The "country of origin" is very debatable. I consider myself Uruguayan because I was born here, but my great-grandparents were German. However, someone in Tuscany was asked, and he said "my family has only been here for four centuries". Should someone like Zidane be considered French, or "French of Algerian extraction"?
By the tuscanian's perspective, there are no Americans, only "American of Irish extraction" and so on, while over here we all consider ourselves Uruguayans.
Something you don't understand is that those terms ("Chinese-American") are an US cultural thing.
Many of my fellow countrymen (I'm from Uruguay) are extremely shocked when they go to the U.S. ... we've learned about at most 3 races, and you people have 16 !!! One of my teachers likes an anecdote where, when filling a form at San Diego University, he had to ask the clerk what "race" he was - the clerk decided he was "Hispanic", and then there was a sub-category "White Hispanic" or "Black Hispanic". However, he's descendant from Spaniards and probably the exact same racial composition as racists from California that despise "hispanics" (there was a genocide here in Uruguay and we don't have native blood, we're all descendants of spaniards, italians and other european countries, plus some descendants of slaves).
> It's just as stupid as the people in American that
> want to shutdown immigration to 'dirty foreigners'
> (forgetting that their ancestors were 'dirty foreigners').
That is a gross mis-characterization of the American attitude on immigration.

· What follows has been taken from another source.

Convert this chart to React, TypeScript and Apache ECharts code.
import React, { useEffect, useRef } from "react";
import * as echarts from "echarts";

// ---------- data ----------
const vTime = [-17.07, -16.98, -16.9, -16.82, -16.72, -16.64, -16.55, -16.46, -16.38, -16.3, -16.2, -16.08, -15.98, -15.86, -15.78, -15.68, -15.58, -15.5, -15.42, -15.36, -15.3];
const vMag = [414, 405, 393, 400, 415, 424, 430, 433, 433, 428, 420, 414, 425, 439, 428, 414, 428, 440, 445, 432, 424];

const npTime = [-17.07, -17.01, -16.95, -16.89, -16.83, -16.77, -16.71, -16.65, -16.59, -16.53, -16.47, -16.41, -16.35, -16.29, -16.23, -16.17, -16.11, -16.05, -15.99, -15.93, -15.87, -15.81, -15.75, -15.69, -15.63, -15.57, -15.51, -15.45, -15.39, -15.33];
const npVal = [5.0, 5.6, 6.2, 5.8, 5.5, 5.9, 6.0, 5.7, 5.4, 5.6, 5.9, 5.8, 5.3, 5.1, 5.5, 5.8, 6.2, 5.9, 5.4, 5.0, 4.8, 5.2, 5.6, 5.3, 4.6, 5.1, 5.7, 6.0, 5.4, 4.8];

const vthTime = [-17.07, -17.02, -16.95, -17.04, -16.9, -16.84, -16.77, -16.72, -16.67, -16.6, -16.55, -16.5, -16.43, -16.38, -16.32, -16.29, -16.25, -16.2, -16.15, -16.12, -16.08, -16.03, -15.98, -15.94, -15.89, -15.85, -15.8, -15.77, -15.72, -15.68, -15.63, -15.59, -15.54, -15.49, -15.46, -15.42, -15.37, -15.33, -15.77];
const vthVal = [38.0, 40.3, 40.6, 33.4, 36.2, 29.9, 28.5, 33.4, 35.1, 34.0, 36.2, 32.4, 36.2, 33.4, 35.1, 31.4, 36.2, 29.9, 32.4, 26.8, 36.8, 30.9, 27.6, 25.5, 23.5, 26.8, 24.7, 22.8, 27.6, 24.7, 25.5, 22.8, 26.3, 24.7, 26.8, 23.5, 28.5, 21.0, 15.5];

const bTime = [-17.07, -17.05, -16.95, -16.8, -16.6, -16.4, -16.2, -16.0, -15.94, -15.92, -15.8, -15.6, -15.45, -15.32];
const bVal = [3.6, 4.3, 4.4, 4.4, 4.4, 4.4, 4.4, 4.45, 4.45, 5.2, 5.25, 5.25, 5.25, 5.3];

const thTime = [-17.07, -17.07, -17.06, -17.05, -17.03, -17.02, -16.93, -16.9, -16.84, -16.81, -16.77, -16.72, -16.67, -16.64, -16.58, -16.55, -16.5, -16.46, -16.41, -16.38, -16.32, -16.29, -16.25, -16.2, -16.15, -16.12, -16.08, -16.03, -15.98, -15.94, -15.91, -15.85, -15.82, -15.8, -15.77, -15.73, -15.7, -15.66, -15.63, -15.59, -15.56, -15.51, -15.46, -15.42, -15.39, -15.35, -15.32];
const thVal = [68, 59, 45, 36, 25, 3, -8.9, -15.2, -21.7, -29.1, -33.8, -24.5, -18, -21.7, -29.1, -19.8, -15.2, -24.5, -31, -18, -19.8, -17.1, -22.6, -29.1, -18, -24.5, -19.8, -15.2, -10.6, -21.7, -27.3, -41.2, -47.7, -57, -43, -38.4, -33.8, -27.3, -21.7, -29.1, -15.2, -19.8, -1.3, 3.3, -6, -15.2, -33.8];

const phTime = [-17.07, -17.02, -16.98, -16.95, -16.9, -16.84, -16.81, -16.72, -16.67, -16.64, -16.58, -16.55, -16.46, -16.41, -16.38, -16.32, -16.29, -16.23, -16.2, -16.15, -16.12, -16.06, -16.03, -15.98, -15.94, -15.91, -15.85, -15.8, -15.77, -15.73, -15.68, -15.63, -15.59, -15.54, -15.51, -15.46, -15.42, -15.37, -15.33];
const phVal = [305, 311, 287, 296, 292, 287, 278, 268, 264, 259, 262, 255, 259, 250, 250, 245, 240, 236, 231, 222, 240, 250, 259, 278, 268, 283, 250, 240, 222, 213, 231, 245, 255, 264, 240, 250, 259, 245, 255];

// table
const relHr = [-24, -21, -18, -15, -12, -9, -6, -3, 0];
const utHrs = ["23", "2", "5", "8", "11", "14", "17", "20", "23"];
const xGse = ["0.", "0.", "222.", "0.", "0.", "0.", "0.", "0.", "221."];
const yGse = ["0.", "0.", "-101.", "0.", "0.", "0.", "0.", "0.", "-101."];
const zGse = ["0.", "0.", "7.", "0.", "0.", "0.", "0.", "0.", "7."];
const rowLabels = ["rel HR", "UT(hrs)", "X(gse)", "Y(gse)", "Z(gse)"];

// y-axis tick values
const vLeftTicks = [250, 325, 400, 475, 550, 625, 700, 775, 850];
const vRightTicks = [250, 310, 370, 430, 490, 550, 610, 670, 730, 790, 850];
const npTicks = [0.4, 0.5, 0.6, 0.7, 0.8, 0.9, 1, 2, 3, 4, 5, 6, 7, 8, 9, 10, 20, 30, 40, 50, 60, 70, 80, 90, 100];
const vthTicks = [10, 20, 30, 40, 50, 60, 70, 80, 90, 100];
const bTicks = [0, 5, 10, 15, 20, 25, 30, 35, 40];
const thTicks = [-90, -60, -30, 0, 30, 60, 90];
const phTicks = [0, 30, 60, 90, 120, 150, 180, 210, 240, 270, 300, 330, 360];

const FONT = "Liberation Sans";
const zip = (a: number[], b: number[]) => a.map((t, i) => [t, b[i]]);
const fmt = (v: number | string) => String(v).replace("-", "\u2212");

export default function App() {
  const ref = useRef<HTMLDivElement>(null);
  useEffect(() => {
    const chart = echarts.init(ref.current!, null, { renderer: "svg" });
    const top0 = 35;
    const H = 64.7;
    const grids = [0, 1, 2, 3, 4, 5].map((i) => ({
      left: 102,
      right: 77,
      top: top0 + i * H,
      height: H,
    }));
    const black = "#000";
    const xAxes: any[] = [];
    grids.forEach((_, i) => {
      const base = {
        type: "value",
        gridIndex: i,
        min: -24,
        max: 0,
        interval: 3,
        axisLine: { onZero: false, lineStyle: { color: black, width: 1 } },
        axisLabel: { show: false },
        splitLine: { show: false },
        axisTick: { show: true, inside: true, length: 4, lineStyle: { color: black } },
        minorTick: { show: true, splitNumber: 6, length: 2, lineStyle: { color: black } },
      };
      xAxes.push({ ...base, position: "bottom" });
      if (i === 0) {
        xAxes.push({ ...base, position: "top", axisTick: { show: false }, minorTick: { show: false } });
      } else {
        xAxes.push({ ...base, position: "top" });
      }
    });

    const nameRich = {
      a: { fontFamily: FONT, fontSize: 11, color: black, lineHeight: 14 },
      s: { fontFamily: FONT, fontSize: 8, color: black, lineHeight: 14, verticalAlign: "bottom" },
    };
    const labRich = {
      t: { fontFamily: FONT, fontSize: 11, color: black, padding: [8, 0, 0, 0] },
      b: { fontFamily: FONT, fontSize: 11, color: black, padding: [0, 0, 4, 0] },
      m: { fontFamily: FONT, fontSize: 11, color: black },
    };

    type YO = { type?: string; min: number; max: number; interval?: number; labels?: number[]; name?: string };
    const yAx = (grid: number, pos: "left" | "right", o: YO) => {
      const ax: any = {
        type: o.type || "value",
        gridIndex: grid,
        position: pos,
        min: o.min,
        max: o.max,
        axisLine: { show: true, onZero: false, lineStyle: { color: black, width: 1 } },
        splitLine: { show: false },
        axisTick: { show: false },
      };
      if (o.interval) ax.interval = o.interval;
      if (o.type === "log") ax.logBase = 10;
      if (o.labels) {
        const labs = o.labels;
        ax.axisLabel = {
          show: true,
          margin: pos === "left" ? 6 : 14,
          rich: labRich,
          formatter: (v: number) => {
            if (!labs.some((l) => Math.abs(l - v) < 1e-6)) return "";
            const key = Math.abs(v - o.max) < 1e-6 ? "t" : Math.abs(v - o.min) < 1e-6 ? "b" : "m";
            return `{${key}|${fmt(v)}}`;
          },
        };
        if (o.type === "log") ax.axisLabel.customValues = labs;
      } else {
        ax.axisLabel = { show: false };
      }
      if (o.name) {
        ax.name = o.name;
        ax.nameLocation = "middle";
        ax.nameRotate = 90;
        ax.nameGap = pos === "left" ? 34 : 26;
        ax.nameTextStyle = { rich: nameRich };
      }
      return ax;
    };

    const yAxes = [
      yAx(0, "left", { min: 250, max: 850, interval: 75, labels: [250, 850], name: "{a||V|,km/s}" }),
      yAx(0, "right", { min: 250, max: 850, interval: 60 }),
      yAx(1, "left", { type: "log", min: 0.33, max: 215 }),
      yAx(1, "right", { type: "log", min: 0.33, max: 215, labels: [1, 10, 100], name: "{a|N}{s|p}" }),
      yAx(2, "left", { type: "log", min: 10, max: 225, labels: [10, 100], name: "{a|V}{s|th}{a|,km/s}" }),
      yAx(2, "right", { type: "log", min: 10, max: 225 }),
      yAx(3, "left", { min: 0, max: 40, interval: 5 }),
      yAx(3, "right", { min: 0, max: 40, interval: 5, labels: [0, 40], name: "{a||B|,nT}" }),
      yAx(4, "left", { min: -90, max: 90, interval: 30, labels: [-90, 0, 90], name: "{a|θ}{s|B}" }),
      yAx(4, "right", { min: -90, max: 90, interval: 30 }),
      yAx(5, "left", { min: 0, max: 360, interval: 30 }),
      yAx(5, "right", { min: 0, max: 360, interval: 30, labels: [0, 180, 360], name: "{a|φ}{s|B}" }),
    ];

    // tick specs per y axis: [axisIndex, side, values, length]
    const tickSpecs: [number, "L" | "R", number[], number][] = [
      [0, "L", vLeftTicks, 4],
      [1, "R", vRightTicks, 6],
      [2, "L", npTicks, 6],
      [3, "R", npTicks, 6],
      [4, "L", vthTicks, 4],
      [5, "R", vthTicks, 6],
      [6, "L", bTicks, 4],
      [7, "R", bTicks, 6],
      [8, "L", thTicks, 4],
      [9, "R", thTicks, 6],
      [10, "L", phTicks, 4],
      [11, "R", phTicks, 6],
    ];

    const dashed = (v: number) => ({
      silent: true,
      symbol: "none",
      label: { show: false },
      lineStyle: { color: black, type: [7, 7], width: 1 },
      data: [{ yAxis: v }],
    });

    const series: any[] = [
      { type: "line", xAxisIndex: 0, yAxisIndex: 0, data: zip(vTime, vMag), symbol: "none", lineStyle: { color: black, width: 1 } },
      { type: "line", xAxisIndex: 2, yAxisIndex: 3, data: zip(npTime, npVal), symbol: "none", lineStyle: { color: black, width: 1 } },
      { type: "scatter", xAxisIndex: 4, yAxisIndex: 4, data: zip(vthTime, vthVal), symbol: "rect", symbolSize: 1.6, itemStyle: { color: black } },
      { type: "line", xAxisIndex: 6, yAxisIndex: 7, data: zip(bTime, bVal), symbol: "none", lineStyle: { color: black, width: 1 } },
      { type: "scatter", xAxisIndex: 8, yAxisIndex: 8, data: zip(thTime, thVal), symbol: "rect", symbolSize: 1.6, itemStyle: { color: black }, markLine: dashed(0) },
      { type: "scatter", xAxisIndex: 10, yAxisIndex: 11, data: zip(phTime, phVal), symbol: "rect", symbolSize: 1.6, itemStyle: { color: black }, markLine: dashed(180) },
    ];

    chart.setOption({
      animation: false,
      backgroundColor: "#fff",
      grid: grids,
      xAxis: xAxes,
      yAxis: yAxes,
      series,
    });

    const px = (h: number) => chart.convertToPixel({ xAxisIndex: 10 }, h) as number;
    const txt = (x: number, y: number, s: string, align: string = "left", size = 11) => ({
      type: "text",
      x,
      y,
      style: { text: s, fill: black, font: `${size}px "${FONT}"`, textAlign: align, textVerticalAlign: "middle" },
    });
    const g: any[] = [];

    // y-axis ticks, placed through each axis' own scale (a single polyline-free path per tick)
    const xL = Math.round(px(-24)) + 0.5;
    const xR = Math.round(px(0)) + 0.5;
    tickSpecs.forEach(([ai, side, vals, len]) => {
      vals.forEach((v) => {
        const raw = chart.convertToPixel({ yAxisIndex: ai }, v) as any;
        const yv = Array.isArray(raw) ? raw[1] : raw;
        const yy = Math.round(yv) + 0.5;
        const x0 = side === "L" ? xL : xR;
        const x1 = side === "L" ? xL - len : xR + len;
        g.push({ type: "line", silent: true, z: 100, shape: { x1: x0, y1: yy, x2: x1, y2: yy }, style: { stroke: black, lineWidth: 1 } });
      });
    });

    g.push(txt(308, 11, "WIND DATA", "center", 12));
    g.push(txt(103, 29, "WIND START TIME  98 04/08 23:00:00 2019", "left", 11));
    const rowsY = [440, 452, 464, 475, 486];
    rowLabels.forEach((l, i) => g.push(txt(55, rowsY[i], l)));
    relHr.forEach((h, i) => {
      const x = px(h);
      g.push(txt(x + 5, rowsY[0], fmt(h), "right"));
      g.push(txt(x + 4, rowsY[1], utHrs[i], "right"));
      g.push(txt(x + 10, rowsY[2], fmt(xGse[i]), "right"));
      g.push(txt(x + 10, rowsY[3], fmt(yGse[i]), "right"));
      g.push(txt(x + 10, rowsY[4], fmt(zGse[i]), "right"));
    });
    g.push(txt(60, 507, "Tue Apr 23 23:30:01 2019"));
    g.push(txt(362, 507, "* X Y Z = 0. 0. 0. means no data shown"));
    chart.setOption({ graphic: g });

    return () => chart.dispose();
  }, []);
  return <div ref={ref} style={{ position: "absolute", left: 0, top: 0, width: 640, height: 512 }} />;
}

Americans don't want to "shut down" immigration. We Americans take pride in our diversity of heritage and our openess to those who want to come to our country and be an American. Our objection is to people who come here illegaly. We object to those who come here and thumb their nose at the law, draw benefits from our government (and therefore depriving legal citizens of those benefits) and overwhelm our system.
The reason I or anyone else would have, to bring up their ancestry is because of the apparent disconnect between the essential Frenchness one expects and the consistently abrasive conduct of some of these implanted peoples.
Take Mahiedine Mekhissi-Benabbad for example:
Isolated incident? Perhaps. Not part of a larger trend? Maybe.
After all the cake and watermelon, we know that it doesn't add up.
We all want to pretend that it ain't what it really is.
Just like we find ourselves aghast at Marine Le Pen picking up enough seats to front the third largest party in all of France in well under a decade.
For insults, please refer to the other comment at the same level (which I upvoted and support).
I'll go even further and state that people like you are responsible for the situation. I live abroad and can tell you that latent racism kills all the respect I could otherwise have for Thai people. I'm not silly so I'll move back to France in the coming months (as a direct result of the above). Unfortunately for them, French of foreign extraction don't have the opportunity I have. I'd forgive them if they burnt the bulk of Paris: they are human beings and are being bullied by a society as a whole.
I'd take it to mean the size of one's vocabulary in practice, not just the words s/he knows. There's obviously still no necessary implication that a swearer's vocab usage is worse than that of a non-swearer.
Strict logic aside, though, I've anecdotally observed that folks who swear publicly among people they don't know tend to swear easily and often, and given the inherent flexibility of most swear words, I think it's fair to say increased usage usually takes a toll on eloquence and creativity in diction. The relationship isn't necessary, but it's intuitive and observably common.
Interesting ideas, but I'm not convinced by your last point.
Amongst the people I know who swear with reasonable frequency, I don't see any correlation with lack of eloquence. Indeed, I can think without trying very hard think of published authors, professional screenwriters and famous Shakespearean actors who would fit into the "uses profanity reasonably casually" description.
Whatever "Essential Frenchness" is, it most certainly is not centered around the milieu of the "beur".
We agree that visitors don't come to France to be greeted by the likes of Galliano but they don't come looking for the likes of Salafists like Mohammed Merah either.
Get your act together before its too late.
You can only sweep these things under the rug for so long.
Spent 2 weeks in France. The first week was spent partaking in the various options of French cuisine. With that first week being torturous, the second week was spent eating at McDonalds. At least the McD's there sells beer. :)
What I find elusive is this polite society's fevered need to stomp down any finger-pointing in the direction of certain sections of society.
If one were to take a look at their irrational phobia of discussion concerning these sensitive topics it would appear that this brand of furiousness at the very mention of something disagreeable is nothing but an outward veneer to fend off further pointed & valid accusations. It's weak weaponry. It shows you're on tenuous ground. It almost always indicates that you're defending the indefensible. That you're arguments are at best propped up by popular sentiments and not by objective observations. That anything found objectionable by the educated segments of a society is necessarily odious despite the facts.
'Valid accusations'? You gave an example of one person being obnoxious and used it to condemn all others of the same origin. It is profoundly unscientific and illogical to build an argument the way you have.
Essentially you are admitting that you are racist and tired of being dismissed as such. You mention that our points are baseless and ignore tangible facts (which you have by the way failed to provide) and I'd like to bring to your attention that this is basically what racists are commonly accused of.
I would like you to understand that when in doubt and facing two choices one should always prefer what favours human beings over any sort of ideology or other minor consideration; no matter the price (I mean it this way).
But I find your way of reversing things funny and will dismiss you as being a troll and wish you good luck on your road. It's certainly a difficult one.